§ INSTRUCTION
Set all the material down again unchanged, without the pictures.

§ DATASET CONTENT

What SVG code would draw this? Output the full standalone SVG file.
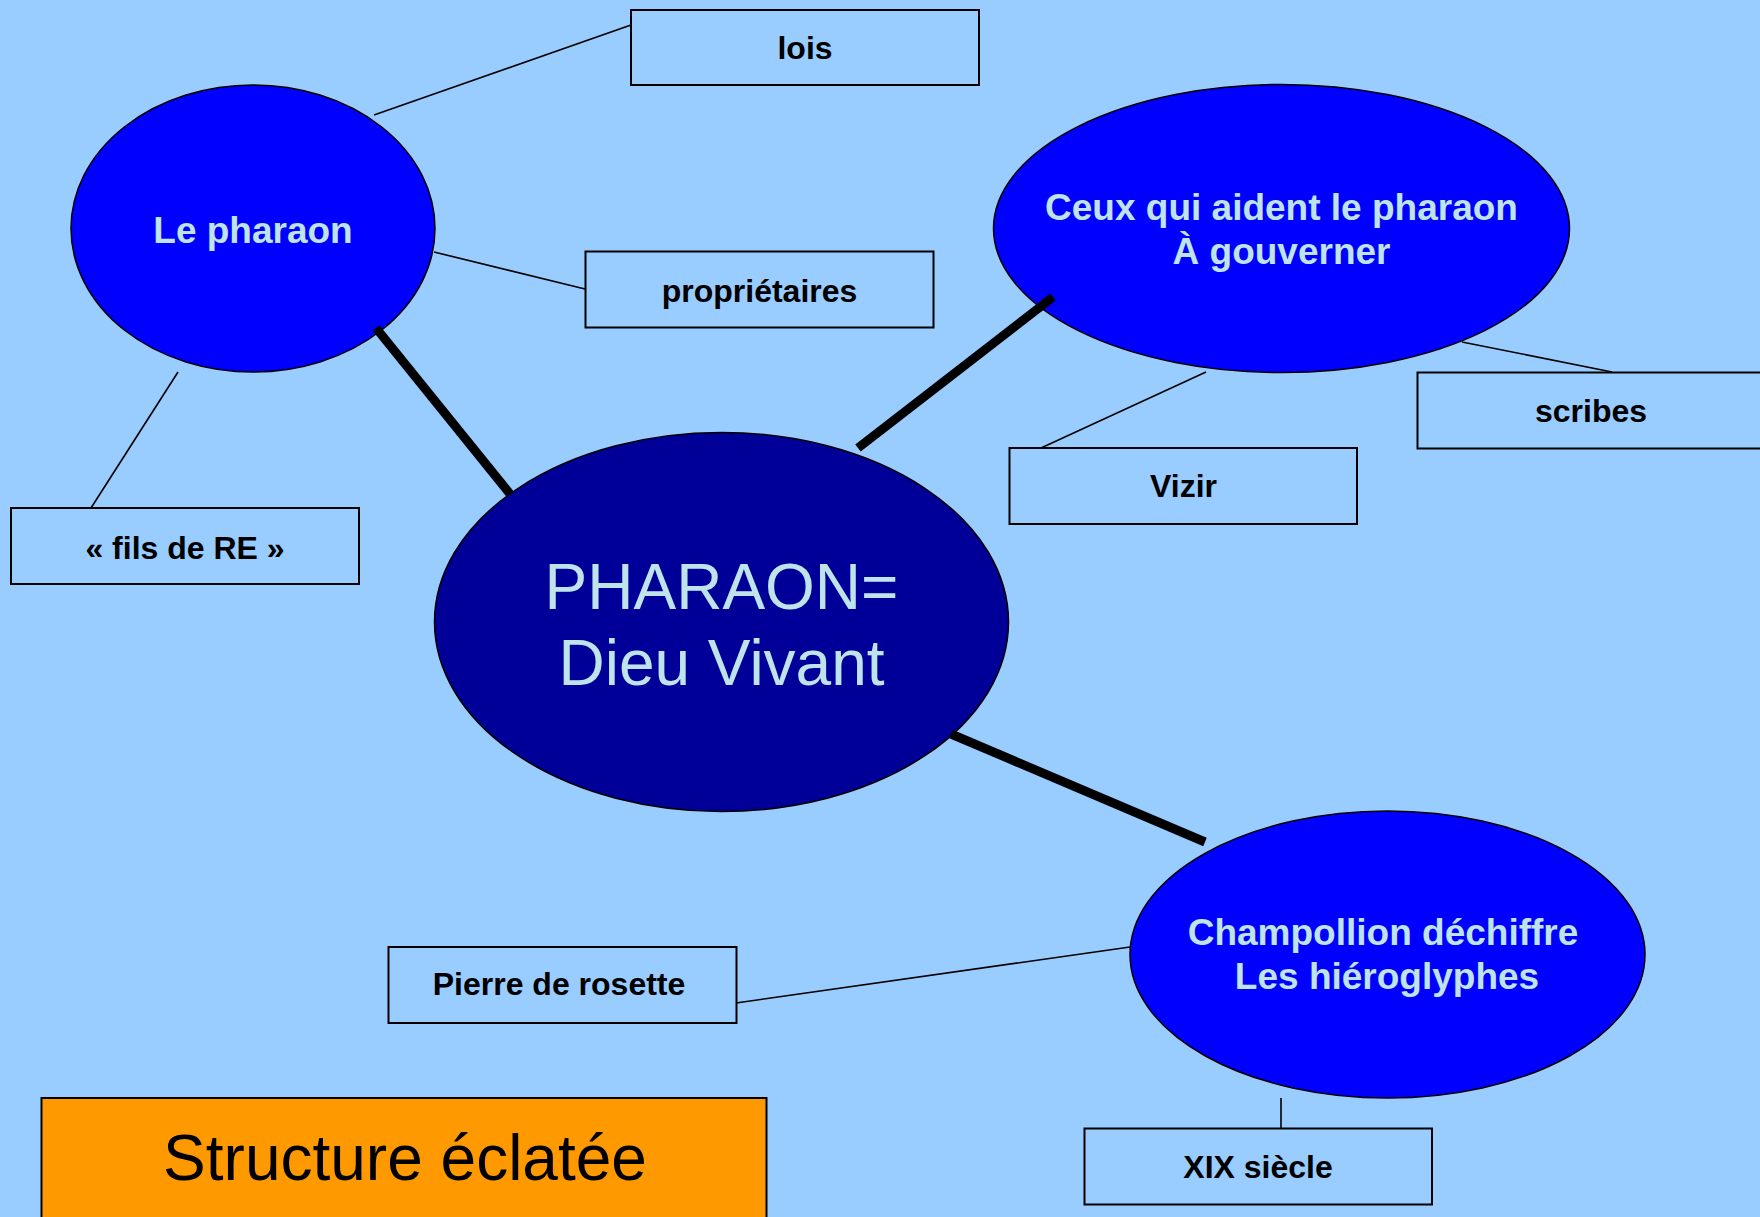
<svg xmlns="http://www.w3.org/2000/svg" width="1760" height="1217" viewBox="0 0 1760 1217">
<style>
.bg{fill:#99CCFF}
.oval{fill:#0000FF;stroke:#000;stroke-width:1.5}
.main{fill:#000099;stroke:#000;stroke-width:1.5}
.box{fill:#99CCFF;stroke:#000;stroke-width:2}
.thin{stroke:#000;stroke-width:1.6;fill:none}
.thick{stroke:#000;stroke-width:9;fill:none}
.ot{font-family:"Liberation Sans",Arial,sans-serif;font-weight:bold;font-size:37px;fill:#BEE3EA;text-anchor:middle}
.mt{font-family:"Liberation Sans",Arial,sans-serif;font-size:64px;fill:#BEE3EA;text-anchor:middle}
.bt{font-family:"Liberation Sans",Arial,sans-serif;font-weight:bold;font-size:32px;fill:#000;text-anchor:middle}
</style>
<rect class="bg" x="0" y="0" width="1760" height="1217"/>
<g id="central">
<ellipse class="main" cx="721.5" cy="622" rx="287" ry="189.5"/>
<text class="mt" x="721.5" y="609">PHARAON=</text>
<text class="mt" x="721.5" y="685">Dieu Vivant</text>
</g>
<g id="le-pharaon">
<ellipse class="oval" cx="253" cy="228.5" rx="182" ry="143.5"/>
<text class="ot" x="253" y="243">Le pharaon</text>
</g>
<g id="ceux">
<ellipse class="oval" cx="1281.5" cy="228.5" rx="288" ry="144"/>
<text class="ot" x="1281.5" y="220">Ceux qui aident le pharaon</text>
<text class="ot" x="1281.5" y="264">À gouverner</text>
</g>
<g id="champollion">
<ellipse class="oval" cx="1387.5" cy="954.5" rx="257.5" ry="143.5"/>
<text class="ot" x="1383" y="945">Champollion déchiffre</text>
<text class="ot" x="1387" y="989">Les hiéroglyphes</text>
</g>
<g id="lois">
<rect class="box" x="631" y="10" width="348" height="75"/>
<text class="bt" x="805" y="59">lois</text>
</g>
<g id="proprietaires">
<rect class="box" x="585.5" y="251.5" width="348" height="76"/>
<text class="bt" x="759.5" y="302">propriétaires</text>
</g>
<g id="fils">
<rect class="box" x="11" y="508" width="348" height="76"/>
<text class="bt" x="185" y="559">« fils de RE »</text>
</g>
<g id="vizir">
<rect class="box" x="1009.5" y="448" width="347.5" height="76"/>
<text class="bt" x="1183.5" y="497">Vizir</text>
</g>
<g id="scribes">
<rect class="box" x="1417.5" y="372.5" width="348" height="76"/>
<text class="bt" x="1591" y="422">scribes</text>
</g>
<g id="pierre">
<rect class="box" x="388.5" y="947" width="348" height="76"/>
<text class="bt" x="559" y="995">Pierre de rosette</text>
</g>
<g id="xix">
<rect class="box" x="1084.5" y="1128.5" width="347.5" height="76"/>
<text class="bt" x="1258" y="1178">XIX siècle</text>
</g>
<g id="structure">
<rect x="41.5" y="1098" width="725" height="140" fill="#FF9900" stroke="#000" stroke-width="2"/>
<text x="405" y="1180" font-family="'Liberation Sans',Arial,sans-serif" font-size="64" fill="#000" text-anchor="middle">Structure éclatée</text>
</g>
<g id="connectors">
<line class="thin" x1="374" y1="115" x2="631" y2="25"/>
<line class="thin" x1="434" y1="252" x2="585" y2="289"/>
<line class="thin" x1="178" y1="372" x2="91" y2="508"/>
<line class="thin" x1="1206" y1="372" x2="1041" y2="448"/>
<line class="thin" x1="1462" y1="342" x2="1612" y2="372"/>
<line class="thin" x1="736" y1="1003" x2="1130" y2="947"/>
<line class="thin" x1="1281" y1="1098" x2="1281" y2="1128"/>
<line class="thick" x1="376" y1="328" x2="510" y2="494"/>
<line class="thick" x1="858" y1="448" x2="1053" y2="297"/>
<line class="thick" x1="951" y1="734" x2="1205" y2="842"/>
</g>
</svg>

§ FINAL ANSWER
What SVG code would draw this? Output the full standalone SVG file.
<svg xmlns="http://www.w3.org/2000/svg" width="1760" height="1217" viewBox="0 0 1760 1217">
<style>
.bg{fill:#99CCFF}
.oval{fill:#0000FF;stroke:#000;stroke-width:1.5}
.main{fill:#000099;stroke:#000;stroke-width:1.5}
.box{fill:#99CCFF;stroke:#000;stroke-width:2}
.thin{stroke:#000;stroke-width:1.6;fill:none}
.thick{stroke:#000;stroke-width:9;fill:none}
.ot{font-family:"Liberation Sans",Arial,sans-serif;font-weight:bold;font-size:37px;fill:#BEE3EA;text-anchor:middle}
.mt{font-family:"Liberation Sans",Arial,sans-serif;font-size:64px;fill:#BEE3EA;text-anchor:middle}
.bt{font-family:"Liberation Sans",Arial,sans-serif;font-weight:bold;font-size:32px;fill:#000;text-anchor:middle}
</style>
<rect class="bg" x="0" y="0" width="1760" height="1217"/>
<g id="central">
<ellipse class="main" cx="721.5" cy="622" rx="287" ry="189.5"/>
<text class="mt" x="721.5" y="609">PHARAON=</text>
<text class="mt" x="721.5" y="685">Dieu Vivant</text>
</g>
<g id="le-pharaon">
<ellipse class="oval" cx="253" cy="228.5" rx="182" ry="143.5"/>
<text class="ot" x="253" y="243">Le pharaon</text>
</g>
<g id="ceux">
<ellipse class="oval" cx="1281.5" cy="228.5" rx="288" ry="144"/>
<text class="ot" x="1281.5" y="220">Ceux qui aident le pharaon</text>
<text class="ot" x="1281.5" y="264">À gouverner</text>
</g>
<g id="champollion">
<ellipse class="oval" cx="1387.5" cy="954.5" rx="257.5" ry="143.5"/>
<text class="ot" x="1383" y="945">Champollion déchiffre</text>
<text class="ot" x="1387" y="989">Les hiéroglyphes</text>
</g>
<g id="lois">
<rect class="box" x="631" y="10" width="348" height="75"/>
<text class="bt" x="805" y="59">lois</text>
</g>
<g id="proprietaires">
<rect class="box" x="585.5" y="251.5" width="348" height="76"/>
<text class="bt" x="759.5" y="302">propriétaires</text>
</g>
<g id="fils">
<rect class="box" x="11" y="508" width="348" height="76"/>
<text class="bt" x="185" y="559">« fils de RE »</text>
</g>
<g id="vizir">
<rect class="box" x="1009.5" y="448" width="347.5" height="76"/>
<text class="bt" x="1183.5" y="497">Vizir</text>
</g>
<g id="scribes">
<rect class="box" x="1417.5" y="372.5" width="348" height="76"/>
<text class="bt" x="1591" y="422">scribes</text>
</g>
<g id="pierre">
<rect class="box" x="388.5" y="947" width="348" height="76"/>
<text class="bt" x="559" y="995">Pierre de rosette</text>
</g>
<g id="xix">
<rect class="box" x="1084.5" y="1128.5" width="347.5" height="76"/>
<text class="bt" x="1258" y="1178">XIX siècle</text>
</g>
<g id="structure">
<rect x="41.5" y="1098" width="725" height="140" fill="#FF9900" stroke="#000" stroke-width="2"/>
<text x="405" y="1180" font-family="'Liberation Sans',Arial,sans-serif" font-size="64" fill="#000" text-anchor="middle">Structure éclatée</text>
</g>
<g id="connectors">
<line class="thin" x1="374" y1="115" x2="631" y2="25"/>
<line class="thin" x1="434" y1="252" x2="585" y2="289"/>
<line class="thin" x1="178" y1="372" x2="91" y2="508"/>
<line class="thin" x1="1206" y1="372" x2="1041" y2="448"/>
<line class="thin" x1="1462" y1="342" x2="1612" y2="372"/>
<line class="thin" x1="736" y1="1003" x2="1130" y2="947"/>
<line class="thin" x1="1281" y1="1098" x2="1281" y2="1128"/>
<line class="thick" x1="376" y1="328" x2="510" y2="494"/>
<line class="thick" x1="858" y1="448" x2="1053" y2="297"/>
<line class="thick" x1="951" y1="734" x2="1205" y2="842"/>
</g>
</svg>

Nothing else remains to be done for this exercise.